# Start of Provided material

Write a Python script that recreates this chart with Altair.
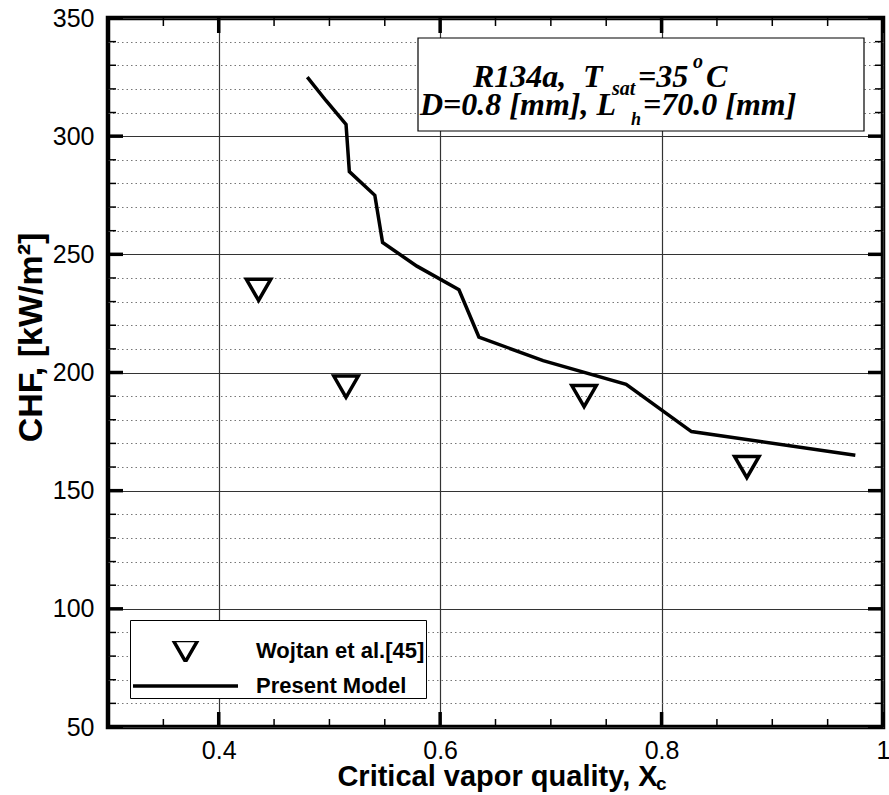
import altair as alt
import pandas as pd

# ---- data ----
model_x = [0.480, 0.497, 0.515, 0.518, 0.541, 0.548, 0.579, 0.617, 0.635, 0.693, 0.768, 0.827, 0.975]
model_y = [325, 315, 305, 285, 275, 255, 245, 235, 215, 205, 195, 175, 165]
exp_x = [0.436, 0.515, 0.730, 0.877]
exp_y = [235, 194, 190, 160]
series_names = ["Wojtan et al.[45]", "Present Model"]

x_major = [0.4, 0.6, 0.8, 1.0]
x_minor = [0.35, 0.45, 0.5, 0.55, 0.65, 0.7, 0.75, 0.85, 0.9, 0.95]
y_major = [50, 100, 150, 200, 250, 300, 350]
y_minor = [60, 70, 80, 90, 110, 120, 130, 140, 160, 170, 180, 190, 210, 220, 230, 240,
           260, 270, 280, 290, 310, 320, 330, 340]

W, H = 775, 709
SANS = "Liberation Sans"
SERIF = "Liberation Serif"
MAJ_LEN, MAJ_W = 15, 3.5
MIN_LEN, MIN_W = 8, 1.5

line_df = pd.DataFrame({"x": model_x, "y": model_y})
pt_df = pd.DataFrame({"x": exp_x, "y": exp_y, "series": [series_names[0]] * len(exp_x)})

xs = alt.Scale(domain=[0.3, 1.0], nice=False, zero=False)
ys = alt.Scale(domain=[50, 350], nice=False, zero=False)

x_label_axis = alt.Axis(orient="bottom", values=x_major, format="~g", labelFont=SANS,
                        labelFontSize=25, labelColor="black", labelPadding=11,
                        labelFlush=False, labelOverlap=False, ticks=False, domain=False,
                        grid=True, gridColor="#333333", gridWidth=1.2,
                        title="Critical vapor quality, X", titleFont=SANS,
                        titleFontSize=29, titleFontWeight="bold", titleColor="black",
                        titleX=389, titleY=58, titleBaseline="alphabetic")
y_label_axis = alt.Axis(orient="left", values=y_major, format="d", labelFont=SANS,
                        labelFontSize=25, labelColor="black", labelPadding=14,
                        labelOverlap=False, ticks=False, domain=False,
                        grid=True, gridColor="#333333", gridWidth=1.2,
                        title="CHF, [kW/m²]", titleFont=SANS, titleFontSize=34,
                        titleFontWeight="bold", titleColor="black",
                        titleX=-67, titleY=319, titleAngle=270,
                        titleBaseline="alphabetic", titleAlign="center")
y_minor_grid = alt.Axis(orient="left", values=y_minor, ticks=False, labels=False,
                        domain=False, grid=True, gridColor="#777777", gridWidth=1,
                        gridDash=[1.5, 3], title=None)

line = alt.Chart(line_df).mark_line(color="black", strokeWidth=3.5).encode(
    x=alt.X("x:Q", scale=xs, axis=x_label_axis),
    y=alt.Y("y:Q", scale=ys, axis=y_label_axis),
)

legend = alt.Legend(orient="none", legendX=22, legendY=602, direction="vertical",
                    fillColor="white", strokeColor="black", padding=1,
                    title=" ", titleFontSize=12, titlePadding=8,
                    labelFont=SANS, labelFontSize=22, labelFontWeight="bold",
                    labelColor="black", labelOffset=16, labelLimit=400,
                    clipHeight=20, rowPadding=13,
                    symbolStrokeWidth=3.5, symbolStrokeColor="black",
                    symbolFillColor="transparent")

points = alt.Chart(pt_df).mark_point(filled=False, color="black", strokeWidth=3.5,
                                     opacity=1, strokeJoin="miter").encode(
    x=alt.X("x:Q", scale=xs, axis=None),
    y=alt.Y("y:Q", scale=ys, axis=y_minor_grid),
    shape=alt.Shape("series:O", scale=alt.Scale(domain=series_names,
                                                 range=["triangle-down", "stroke"]),
                    legend=legend),
    size=alt.Size("series:O", scale=alt.Scale(domain=series_names, range=[600, 11025]),
                  legend=legend),
)


def vals(lst):
    return alt.Data(values=[{"v": v} for v in lst])


def xrules(lst, y0, y1, w):
    return alt.Chart(vals(lst)).mark_rule(color="black", strokeWidth=w).encode(
        x=alt.X("v:Q", scale=xs, axis=None), y=alt.value(y0), y2=alt.value(y1))


def yrules(lst, x0, x1, w):
    return alt.Chart(vals(lst)).mark_rule(color="black", strokeWidth=w).encode(
        y=alt.Y("v:Q", scale=ys, axis=None), x=alt.value(x0), x2=alt.value(x1))


ticks = [
    xrules(x_major, H, H - MAJ_LEN, MAJ_W),
    xrules(x_major, 0, MAJ_LEN, MAJ_W),
    yrules(y_major, 0, MAJ_LEN, MAJ_W),
    yrules(y_major, W, W - MAJ_LEN, MAJ_W),
    xrules(x_minor, H, H - MIN_LEN, MIN_W),
    xrules(x_minor, 0, MIN_LEN, MIN_W),
    yrules(y_minor, 0, MIN_LEN, MIN_W),
    yrules(y_minor, W, W - MIN_LEN, MIN_W),
]

one = alt.Data(values=[{"k": 1}])

box = alt.Chart(one).mark_rect(fill="white", stroke="black", strokeWidth=1.2).encode(
    x=alt.value(310), x2=alt.value(756), y=alt.value(20), y2=alt.value(113))


def txt(s, x, y, size=32, font=SERIF, style="italic"):
    return alt.Chart(one).mark_text(text=s, font=font, fontSize=size, fontWeight="bold",
                                    fontStyle=style, align="left", baseline="alphabetic",
                                    color="black").encode(x=alt.value(x), y=alt.value(y))


annots = [
    txt("R134a,", 365, 69),
    txt("T", 475, 69),
    txt("sat", 504, 77, size=20),
    txt("=35", 530, 69),
    txt("o", 585, 50, size=20),
    txt("C", 598, 69),
    txt("D=0.8 [mm], L", 312, 97),
    txt("h", 523, 107, size=18),
    txt("=70.0 [mm]", 535, 97),
    txt("c", 548, 772, size=19, font=SANS, style="normal"),
]

chart = alt.layer(line, points, *ticks, box, *annots).resolve_axis(
    x="independent", y="independent"
).properties(
    width=W, height=H,
    padding={"left": 108, "top": 18, "right": 6, "bottom": 68},
    autosize=alt.AutoSizeParams(type="none"),
    background="white",
).configure_view(stroke="black", strokeWidth=4.5)

chart.save("out.html", embed_options={"renderer": "svg", "actions": False})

# End of Provided material

**Short problem**
Restate the material word for word from its first line through the line containing "import pandas as pd", both included; the pictures do not belong in it.

**Result below**
Write a Python script that recreates this chart with Altair.
import altair as alt
import pandas as pd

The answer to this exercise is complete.